++++ Dataset content ++++

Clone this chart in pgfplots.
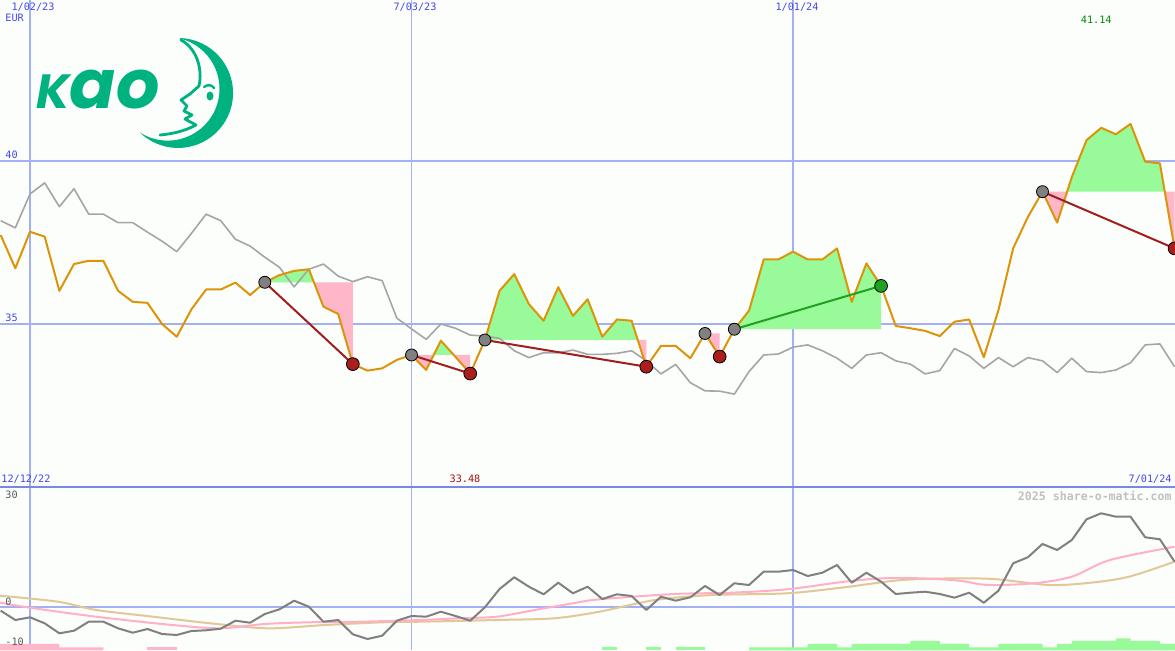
\documentclass[border=0pt]{standalone}
\usepackage{pgfplots}
\pgfplotsset{compat=1.18}
\usepackage{fontspec}
\setmainfont{DejaVu Sans Mono}
\newfontfamily\logofont{Poppins}
\definecolor{bgc}{RGB}{252,254,252}
\definecolor{gridc}{RGB}{164,176,244}
\definecolor{sepc}{RGB}{120,136,232}
\definecolor{labblue}{RGB}{70,70,235}
\definecolor{orangec}{RGB}{220,148,8}
\definecolor{grayc}{RGB}{165,165,165}
\definecolor{gfill}{RGB}{152,250,152}
\definecolor{pfill}{RGB}{255,182,200}
\definecolor{dred}{RGB}{160,30,30}
\definecolor{mred}{RGB}{170,30,30}
\definecolor{mgray}{RGB}{128,128,128}
\definecolor{dgreen}{RGB}{34,160,34}
\definecolor{kaogreen}{RGB}{0,178,128}
\definecolor{lgray}{RGB}{128,128,128}
\definecolor{lpink}{RGB}{255,176,200}
\definecolor{ltan}{RGB}{226,200,150}
\definecolor{wm}{RGB}{192,192,192}
\definecolor{numgray}{RGB}{90,90,90}
\definecolor{hired}{RGB}{160,20,20}
\definecolor{higreen}{RGB}{0,140,0}

\pgfplotstableread{
k v
-2 37.73
-1 36.71
0 37.83
1 37.68
2 36.02
3 36.84
4 36.94
5 36.94
6 36.02
7 35.68
8 35.65
9 35.00
10 34.61
11 35.45
12 36.06
13 36.06
14 36.27
15 35.89
16 36.28
17 36.50
18 36.63
19 36.68
20 35.53
21 35.31
22 33.77
23 33.57
24 33.64
25 33.90
26 34.05
27 33.59
28 34.49
29 33.99
30 33.48
31 34.51
32 36.02
33 36.53
34 35.61
35 35.10
36 36.13
37 35.25
38 35.76
39 34.61
40 35.14
41 35.10
42 33.69
43 34.33
44 34.33
45 33.95
46 34.71
47 34.00
48 34.84
49 35.41
50 36.98
51 36.98
52 37.22
53 36.98
54 36.98
55 37.32
56 35.68
57 36.86
58 36.17
59 34.94
60 34.87
61 34.79
62 34.63
63 35.07
64 35.14
65 33.98
66 35.43
67 37.32
68 38.28
69 39.06
70 38.11
71 39.51
72 40.64
73 41.02
74 40.82
75 41.14
76 39.98
77 39.93
78 37.32
}\pricetab

\pgfplotstableread{
k v
-2 38.17
-1 37.95
0 38.99
1 39.33
2 38.60
3 39.15
4 38.37
5 38.37
6 38.11
7 38.11
8 37.82
9 37.54
10 37.22
11 37.78
12 38.37
13 38.17
14 37.60
15 37.39
16 37.05
17 36.74
18 36.14
19 36.68
20 36.84
21 36.47
22 36.30
23 36.45
24 36.33
25 35.18
26 34.85
27 34.53
28 35.00
29 34.87
30 34.66
31 34.63
32 34.56
33 34.18
34 33.97
35 34.12
36 34.12
37 34.20
38 34.07
39 34.07
40 34.10
41 34.18
42 33.87
43 33.47
44 33.76
45 33.20
46 32.95
47 32.94
48 32.85
49 33.54
50 34.05
51 34.08
52 34.29
53 34.36
54 34.18
55 33.95
56 33.64
57 34.05
58 34.12
59 33.87
60 33.77
61 33.47
62 33.57
63 34.25
64 34.02
65 33.64
66 33.97
67 33.69
68 33.97
69 33.87
70 33.51
71 33.95
72 33.54
73 33.51
74 33.59
75 33.81
76 34.36
77 34.39
78 33.69
}\reftab

\pgfplotstableread{
k v
-2 -0.99
-1 -3.48
0 -2.76
1 -4.37
2 -7.05
3 -6.35
4 -3.94
5 -3.94
6 -5.71
7 -6.88
8 -5.89
9 -7.23
10 -7.50
11 -6.43
12 -6.24
13 -5.81
14 -3.67
15 -4.21
16 -1.88
17 -0.62
18 1.69
19 0.08
20 -3.94
21 -3.48
22 -7.31
23 -8.57
24 -7.69
25 -3.67
26 -2.41
27 -2.60
28 -1.26
29 -2.41
30 -3.67
31 -0.08
32 4.82
33 7.96
34 5.44
35 3.40
36 6.51
37 3.67
38 5.44
39 2.14
40 3.40
41 2.95
42 -0.80
43 2.76
44 1.69
45 2.60
46 5.63
47 3.21
48 6.35
49 5.89
50 9.46
51 9.46
52 9.91
53 8.30
54 9.19
55 11.25
56 6.51
57 9.19
58 6.78
59 3.48
60 3.83
61 4.10
62 3.48
63 2.49
64 3.83
65 1.15
66 4.37
67 11.71
68 13.31
69 16.88
70 15.27
71 17.95
72 23.49
73 25.10
74 24.19
75 24.19
76 18.67
77 18.14
78 12.14
}\momtab

\begin{document}
\begin{tikzpicture}
\begin{axis}[name=top, at={(0,0)}, anchor=north west, scale only axis,
  width=587.5pt, height=243.5pt,
  xmin=-2.045, xmax=78.03, ymin=30.0, ymax=44.94,
  axis line style={draw=none}, ticks=none,
  axis background/.style={fill=bgc}]
  % grid
  \draw[gridc, line width=1pt] (axis cs:-2.045,40) -- (axis cs:78.03,40);
  \draw[gridc, line width=1pt] (axis cs:-2.045,35) -- (axis cs:78.03,35);
  \draw[gridc, line width=0.6pt] (axis cs:0,30) -- (axis cs:0,44.94);
  \draw[gridc, line width=0.6pt] (axis cs:26,30) -- (axis cs:26,44.94);
  \draw[gridc, line width=0.6pt] (axis cs:52,30) -- (axis cs:52,44.94);
  % trade fills
  \addplot[fill=gfill, draw=none] coordinates {(16,36.28) (17,36.50) (18,36.63) (19,36.68) (19.35,36.28)} -- cycle;
  \addplot[fill=pfill, draw=none] coordinates {(19.35,36.28) (20,35.53) (21,35.31) (22,33.77) (22,36.28)} -- cycle;
  \addplot[fill=pfill, draw=none] coordinates {(26,34.05) (27,33.59) (27.51,34.05)} -- cycle;
  \addplot[fill=gfill, draw=none] coordinates {(27.51,34.05) (28,34.49) (28.88,34.05)} -- cycle;
  \addplot[fill=pfill, draw=none] coordinates {(28.88,34.05) (29,33.99) (30,33.48) (30,34.05)} -- cycle;
  \addplot[fill=gfill, draw=none] coordinates {(31,34.51) (32,36.02) (33,36.53) (34,35.61) (35,35.10) (36,36.13) (37,35.25) (38,35.76) (39,34.61) (40,35.14) (41,35.10) (41.42,34.51)} -- cycle;
  \addplot[fill=pfill, draw=none] coordinates {(41.42,34.51) (42,33.69) (42,34.51)} -- cycle;
  \addplot[fill=pfill, draw=none] coordinates {(46,34.71) (47,34.00) (47,34.71)} -- cycle;
  \addplot[fill=gfill, draw=none] coordinates {(48,34.84) (49,35.41) (50,36.98) (51,36.98) (52,37.22) (53,36.98) (54,36.98) (55,37.32) (56,35.68) (57,36.86) (58,36.17) (58,34.84)} -- cycle;
  \addplot[fill=pfill, draw=none] coordinates {(69,39.06) (70,38.11) (70.68,39.06)} -- cycle;
  \addplot[fill=gfill, draw=none] coordinates {(70.68,39.06) (71,39.51) (72,40.64) (73,41.02) (74,40.82) (75,41.14) (76,39.98) (77,39.93) (77.33,39.06)} -- cycle;
  \addplot[fill=pfill, draw=none] coordinates {(77.33,39.06) (78,37.32) (78,39.06)} -- cycle;
  % reference line
  \addplot[grayc, line width=0.8pt, line join=round] table[x=k, y=v] {\reftab};
  % buy markers
  \addplot[only marks, mark=*, mark size=3pt, mark options={draw=none, fill=mgray}] coordinates {(16,36.28) (26,34.05) (31,34.51) (46,34.71) (48,34.84) (69,39.06)};
  % price line
  \addplot[orangec, line width=1pt, line join=round] table[x=k, y=v] {\pricetab};
  % trade lines
  \addplot[dred, line width=1pt] coordinates {(16,36.28) (22,33.77)};
  \addplot[dred, line width=1pt] coordinates {(26,34.05) (30,33.48)};
  \addplot[dred, line width=1pt] coordinates {(31,34.51) (42,33.69)};
  \addplot[dred, line width=1pt] coordinates {(69,39.06) (78,37.32)};
  \addplot[dgreen, line width=1pt] coordinates {(48,34.84) (58,36.17)};
  % sell markers
  \addplot[only marks, mark=*, mark size=3.2pt, mark options={draw=none, fill=mred}] coordinates {(22,33.77) (30,33.48) (42,33.69) (47,34.00) (78,37.32)};
  \addplot[only marks, mark=*, mark size=3.2pt, mark options={draw=none, fill=dgreen}] coordinates {(58,36.17)};
\end{axis}

\begin{axis}[name=bot, at={(top.south west)}, anchor=north west, scale only axis,
  width=587.5pt, height=81.5pt,
  xmin=-2.045, xmax=78.03, ymin=-11.52, ymax=32.14,
  axis line style={draw=none}, ticks=none,
  axis background/.style={fill=bgc}]
  \draw[gridc, line width=1pt] (axis cs:-2.045,0) -- (axis cs:78.03,0);
  \draw[gridc, line width=0.6pt] (axis cs:0,-11.52) -- (axis cs:0,32.14);
  \draw[gridc, line width=0.6pt] (axis cs:26,-11.52) -- (axis cs:26,32.14);
  \draw[gridc, line width=0.6pt] (axis cs:52,-11.52) -- (axis cs:52,32.14);
  % histogram bars
  \addplot[fill=pfill, draw=none] coordinates {(-2.1,-11.6) (-2.1,-9.9) (2,-9.9) (2,-10.8) (5,-10.8) (5,-11.6)} -- cycle;
  \addplot[fill=pfill, draw=none] coordinates {(8,-11.6) (8,-10.8) (10,-10.8) (10,-11.6)} -- cycle;
  \addplot[fill=gfill, draw=none] coordinates {(39,-11.6) (39,-10.8) (40,-10.8) (40,-11.6)} -- cycle;
  \addplot[fill=gfill, draw=none] coordinates {(42,-11.6) (42,-10.8) (43,-10.8) (43,-11.6)} -- cycle;
  \addplot[fill=gfill, draw=none] coordinates {(44,-11.6) (44,-10.8) (46,-10.8) (46,-11.6)} -- cycle;
  \addplot[fill=gfill, draw=none] coordinates {(49,-11.6) (49,-10.8) (53,-10.8) (53,-9.9) (55,-9.9) (55,-10.8) (56,-10.8) (56,-9.9) (60,-9.9) (60,-9.1) (62,-9.1) (62,-9.9) (64,-9.9) (64,-10.8) (66,-10.8) (66,-9.9) (69,-9.9) (69,-10.8) (70,-10.8) (70,-9.9) (71,-9.9) (71,-9.1) (74,-9.1) (74,-8.4) (75,-8.4) (75,-9.1) (77,-9.1) (77,-9.9) (78.1,-9.9) (78.1,-11.6)} -- cycle;
  % smooth averages
  \addplot[ltan, line width=1pt, smooth] coordinates {(-2.04,3.03) (1.9,1.42) (4.5,-0.8) (8.4,-2.6) (12.3,-4.37) (16.2,-5.71) (20.1,-4.82) (24,-4.1) (26.6,-3.94) (31.8,-3.48) (35.7,-3.03) (38.8,-1.26) (42.6,1.88) (46.5,3.21) (51.6,3.67) (55.5,5.28) (59.4,7.23) (63.3,7.68) (65.9,7.42) (69.5,5.89) (72.3,6.51) (74.9,8.12) (78,12.14)};
  \addplot[lpink, line width=1pt, smooth] coordinates {(-2.04,1.15) (0,-0.19) (4.5,-2.6) (9.7,-4.82) (13,-5.71) (16,-4.55) (19,-4.1) (22.5,-3.94) (26.6,-3.48) (29.2,-3.03) (31.8,-2.6) (34.4,-0.8) (37,0.99) (38.8,2.06) (43.9,3.48) (47.8,3.83) (51.6,4.74) (55.5,6.78) (58.1,7.68) (60.7,7.68) (63.3,7.05) (65.3,5.89) (68.4,6.35) (71,8.12) (73.6,12.59) (78,16.15)};
  \addplot[lgray, line width=1pt, line join=round] table[x=k, y=v] {\momtab};
\end{axis}

% labels in pixel coordinates (y downwards)
\begin{scope}[shift={(top.north west)}, x=0.5pt, y=-0.5pt,
  every node/.style={inner sep=0pt, font=\fontsize{5.1pt}{6pt}\selectfont}]
  \draw[sepc, line width=1.4pt] (0,487) -- (1175,487);
  \node[text=labblue] at (33,7.5) {1/02/23};
  \node[text=labblue] at (415,7.5) {7/03/23};
  \node[text=labblue] at (797,7.5) {1/01/24};
  \node[text=labblue, anchor=west] at (5,18) {EUR};
  \node[text=labblue, anchor=west] at (5,155) {40};
  \node[text=labblue, anchor=west] at (5,318) {35};
  \node[text=higreen, anchor=east] at (1112,20) {41.14};
  \node[text=labblue, anchor=west] at (1,479) {12/12/22};
  \node[text=hired] at (465,479) {33.48};
  \node[text=labblue, anchor=east] at (1172,479) {7/01/24};
  \node[text=wm, anchor=east, font=\fontsize{5.8pt}{7pt}\selectfont\bfseries] at (1172,496) {2025 share-o-matic.com};
  \node[text=numgray, anchor=west] at (5,495) {30};
  \node[text=numgray, anchor=west] at (5,602) {0};
  \node[text=numgray, anchor=west] at (5,642) {-10};
\end{scope}

% logo (pixel coordinates, y upwards)
\begin{scope}[shift={(top.north west)}, x=0.5pt, y=0.5pt]
  \fill[kaogreen] (180,-38) arc[start angle=88, end angle=-134, radius=55]
     arc[start angle=-122.5, end angle=76.5, radius=51.8] -- cycle;
  \draw[kaogreen, line width=1.4pt, line join=round, line cap=round]
     (181,-40) .. controls (196,-48) and (203,-68) .. (199,-86) -- (190,-94) -- (181,-100)
     -- (187,-106) -- (184,-111) -- (192,-115) -- (185,-119) -- (196,-125)
     .. controls (185,-131) and (172,-134) .. (160,-135);
  \fill[kaogreen] (210,-96) ellipse[x radius=3.5, y radius=4.5];
  \draw[kaogreen, line width=1.2pt, line cap=round] (204,-87) .. controls (208,-84) and (212,-85) .. (214,-88);
  \node[anchor=base west, inner sep=0pt, text=kaogreen] at (36,-108)
     {\logofont\bfseries\itshape\fontsize{24pt}{24pt}\selectfont K\fontsize{34pt}{34pt}\selectfont ao};
\end{scope}
\pgfresetboundingbox
\path[use as bounding box] (top.north west) rectangle (bot.south east);
\end{tikzpicture}
\end{document}
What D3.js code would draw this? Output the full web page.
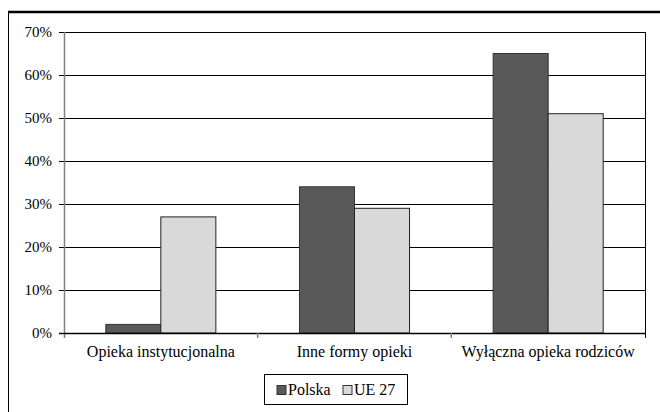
<!DOCTYPE html>
<html>
<head>
<meta charset="utf-8">
<script src="https://cdnjs.cloudflare.com/ajax/libs/d3/7.8.5/d3.min.js"></script>
<style>
svg text { font-family: 'Liberation Serif', 'Times New Roman', serif !important; }
</style>
</head>
<body style="margin:0">
<script>
var categories = ["Opieka instytucjonalna", "Inne formy opieki", "Wyłączna opieka rodziców"];
var seriesNames = ["Polska", "UE 27"];
var polska = [2, 34, 65];
var ue27 = [27, 29, 51];
var yTicks = [0, 10, 20, 30, 40, 50, 60, 70];

var svgWidth = 660;
var svgHeight = 412;
var margin = { top: 32, right: 15, bottom: 79, left: 64 };
var width = svgWidth - margin.left - margin.right;
var height = svgHeight - margin.top - margin.bottom;

var colors = ["#595959", "#d9d9d9"];
var serifStyle = "font-family: 'Liberation Serif', 'Times New Roman', serif !important; font-size: ";

var svg = d3.select("body")
  .append("svg")
  .attr("width", svgWidth)
  .attr("height", svgHeight);

// outer frame
svg.append("line").attr("x1", 8).attr("x2", 660).attr("y1", 12).attr("y2", 12)
  .attr("stroke", "#000").attr("stroke-width", 2.5);
svg.append("line").attr("x1", 8.5).attr("x2", 8.5).attr("y1", 12).attr("y2", 412)
  .attr("stroke", "#000").attr("stroke-width", 1);

var g = svg.append("g")
  .attr("transform", "translate(" + margin.left + "," + margin.top + ")");

var x = d3.scaleBand().domain(categories).range([0, width]);
var x1 = d3.scaleBand().domain(seriesNames).range([0, x.bandwidth()])
  .paddingOuter(0.76).paddingInner(0);
var y = d3.scaleLinear().domain([0, 70]).range([height, 0]);

// gridlines
g.selectAll(".grid")
  .data(yTicks)
  .enter()
  .append("line")
  .attr("x1", -5)
  .attr("x2", width)
  .attr("y1", d => Math.round(y(d)) + 0.5)
  .attr("y2", d => Math.round(y(d)) + 0.5)
  .attr("stroke", "#000");

// right border of plot
g.append("line").attr("x1", width + 0.5).attr("x2", width + 0.5)
  .attr("y1", y(70)).attr("y2", height + 5).attr("stroke", "#000");

// y axis line
g.append("line").attr("x1", 0.5).attr("x2", 0.5)
  .attr("y1", y(70)).attr("y2", height + 5).attr("stroke", "#808080").attr("stroke-width", 1.5);

// y labels
g.selectAll(".ylab")
  .data(yTicks)
  .enter()
  .append("text")
  .attr("x", -12)
  .attr("y", d => y(d))
  .attr("dy", "0.35em")
  .attr("text-anchor", "end")
  .attr("style", serifStyle + "15px")
  .text(d => d + "%");

// bars
var rows = categories.map(function(c, i) {
  return { cat: c, values: [{ s: seriesNames[0], v: polska[i] }, { s: seriesNames[1], v: ue27[i] }] };
});

var groups = g.selectAll(".grp")
  .data(rows)
  .enter()
  .append("g")
  .attr("transform", d => "translate(" + x(d.cat) + ",0)");

groups.selectAll("rect")
  .data(d => d.values)
  .enter()
  .append("rect")
  .attr("x", d => x1(d.s))
  .attr("y", d => y(d.v))
  .attr("width", x1.bandwidth())
  .attr("height", d => height - y(d.v))
  .attr("fill", (d, i) => colors[i])
  .attr("stroke", (d, i) => i == 0 ? "#333" : "#222");

// x baseline
g.append("line").attr("x1", -5).attr("x2", width).attr("y1", height + 0.5).attr("y2", height + 0.5)
  .attr("stroke", "#000").attr("stroke-width", 1.5);

// x ticks between groups
g.selectAll(".xtick")
  .data(categories.slice(1))
  .enter()
  .append("line")
  .attr("x1", d => x(d)).attr("x2", d => x(d))
  .attr("y1", height).attr("y2", height + 5)
  .attr("stroke", "#808080").attr("stroke-width", 1.5);

// category labels
g.selectAll(".xlab")
  .data(categories)
  .enter()
  .append("text")
  .attr("x", d => x(d) + x.bandwidth() / 2)
  .attr("y", height + 24)
  .attr("text-anchor", "middle")
  .attr("style", serifStyle + "16px")
  .text(d => d);

// legend
var legend = svg.append("g").attr("transform", "translate(264,374)");
legend.append("rect").attr("x", 0.5).attr("y", 0.5).attr("width", 143).attr("height", 30)
  .attr("fill", "#fff").attr("stroke", "#000");
var legX = [13, 79];
seriesNames.forEach(function(s, i) {
  legend.append("rect").attr("x", legX[i]).attr("y", 11.5).attr("width", 9).attr("height", 9)
    .attr("fill", colors[i]).attr("stroke", "#333");
  legend.append("text").attr("x", legX[i] + 11).attr("y", 21)
    .attr("style", serifStyle + "16px").text(s);
});
</script>
</body>
</html>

++++

#### [Exercise description]
Identify the lines that contain the string "this", and copy every one of them.

#### [Task output]
Clone this chart in pgfplots.
What D3.js code would draw this? Output the full web page.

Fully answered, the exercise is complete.